High Performance Data Analytics with DSC-SPIDAL

Project ID
Project Categories
Computer Science
Project Keywords
NSF Grant Number
Scalable parallel interoperable data analytics (SPIDAL) is a novel library being developed by Digital science center (DSC) at Indiana University. The library is available in GitHub at [1]. At its current version the library provides high performance multi-dimensional scaling, pairwise clustering, and vector clustering algorithms. Further, we provide a data visualization tool that'll enable scientists to visually evaluate and form conclusions about results in 3D. We have sucessfully analysed life science data with these in the past [2,3] and plan to extend to larger datasets with this project.

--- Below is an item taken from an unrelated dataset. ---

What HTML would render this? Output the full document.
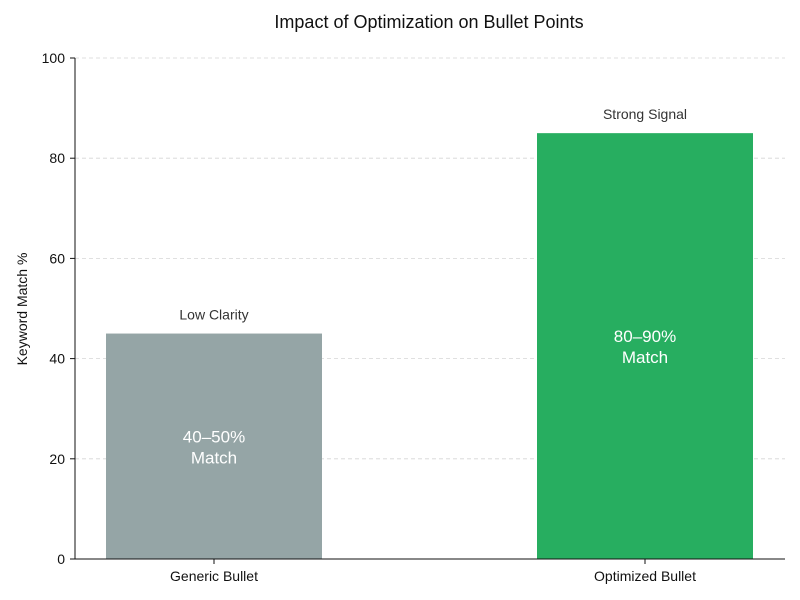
<!DOCTYPE html>
<html><head><meta charset="utf-8"><style>
body{margin:0;background:#fff}
svg{display:block;font-family:"Liberation Sans",sans-serif}
</style></head><body>
<svg id="chart" width="800" height="600">
<text x="429" y="28" text-anchor="middle" font-size="18" fill="#111">Impact of Optimization on Bullet Points</text>
<text transform="translate(27,309) rotate(-90)" text-anchor="middle" font-size="14" fill="#111">Keyword Match %</text>
<g id="grid"></g><g id="bars"></g><g id="axes"></g>
</svg>
<script>
const categories=["Generic Bullet","Optimized Bullet"];
const values=[45,85];
const topLabels=["Low Clarity","Strong Signal"];
const innerLabels=[["40–50%","Match"],["80–90%","Match"]];
const colors=["#95a5a6","#27ae60"];
const yTicks=[0,20,40,60,80,100];
const L=75,R=785,T=58,B=559;
const y=v=>B-(v/100)*(B-T);
const firstC=214,lastC=645;
const x=i=>firstC+(lastC-firstC)*(categories.length>1?i/(categories.length-1):0);
const bw=216;
const NS="http://www.w3.org/2000/svg";
function mk(tag,attrs,parent,text){const e=document.createElementNS(NS,tag);for(const k in attrs)e.setAttribute(k,attrs[k]);if(text!==undefined)e.textContent=text;parent.appendChild(e);return e;}
const grid=document.getElementById('grid'),bars=document.getElementById('bars'),axes=document.getElementById('axes');
yTicks.forEach(t=>{
  if(t>0){const g=mk('line',{x1:L,x2:R,y1:y(t),y2:y(t),stroke:'#d5d5d5','stroke-dasharray':'4,3','stroke-width':0.8},grid);
  
  }
  const tk=mk('line',{x1:L-5,x2:L,y1:y(t),y2:y(t),stroke:'#111'},axes);
  
  
  const lb=mk('text',{x:L-10,y:y(t)+5,'text-anchor':'end','font-size':14,fill:'#111'},axes,t);
  
  
});
categories.forEach((c,i)=>{
  const cx=x(i);
  const r=mk('rect',{x:cx-bw/2,y:y(values[i]),width:bw,height:B-y(values[i]),fill:colors[i]},bars);
  
  
  const tl=mk('text',{x:cx,y:y(values[i])-14,'text-anchor':'middle','font-size':14,fill:'#333'},bars,topLabels[i]);
  
  
  const my=y(values[i]/2);
  innerLabels[i].forEach((s,j)=>{
    const it=mk('text',{x:cx,y:my-4+j*21,'text-anchor':'middle','font-size':17,fill:'#fff'},bars,s);
    
    
  });
  const xt=mk('line',{x1:cx,x2:cx,y1:B,y2:B+5,stroke:'#111'},axes);
  
  
  const xl=mk('text',{x:cx,y:B+22,'text-anchor':'middle','font-size':14,fill:'#111'},axes,c);
  
  
});
const ya=mk('line',{x1:L,x2:L,y1:T,y2:B,stroke:'#111'},axes);


const xa=mk('line',{x1:L,x2:R,y1:B,y2:B,stroke:'#111'},axes);


</script>
</body></html>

[1] https://github.com/orgs/DSC-SPIDAL
[2] Yang Ruan, Geoffrey L. House, Saliya Ekanayake, Ursel Schütte, James D. Bever, Haixu Tang and Geoffrey Fox Integration of Clustering and Multidimensional Scaling to Determine Phylogenetic Trees as Spherical Phylograms Visualized in 3 Dimensions FIRST INTERNATIONAL WORKSHOP ON CLOUD FOR BIO (C4Bio 2014) to be held as part of CCGrid2014, the 14th IEEE/ACM International Symposium on Cluster, Cloud and Grid Computing Chicago Illinois May 27-29 2014
[3] Yang Ruan, Saliya Ekanayake, Mina Rho, Haixu Tang, Seung-Hee Bae, Judy Qiu, Geoffrey Fox DACIDR: Deterministic Annealed Clustering with Interpolative Dimension Reduction using a Large Collection of 16S rRNA Sequences ACM Conference on Bioinformatics, Computational Biology and Biomedicine (ACM BCB) Orlando Florida October 7-10 2012
Use of FutureSystems
FutureGrid HPC resources will be used to run SPIDAL in analyzing data
Scale of Use
We would need around 32 nodes for allocated for couple of days at a time for couple of months.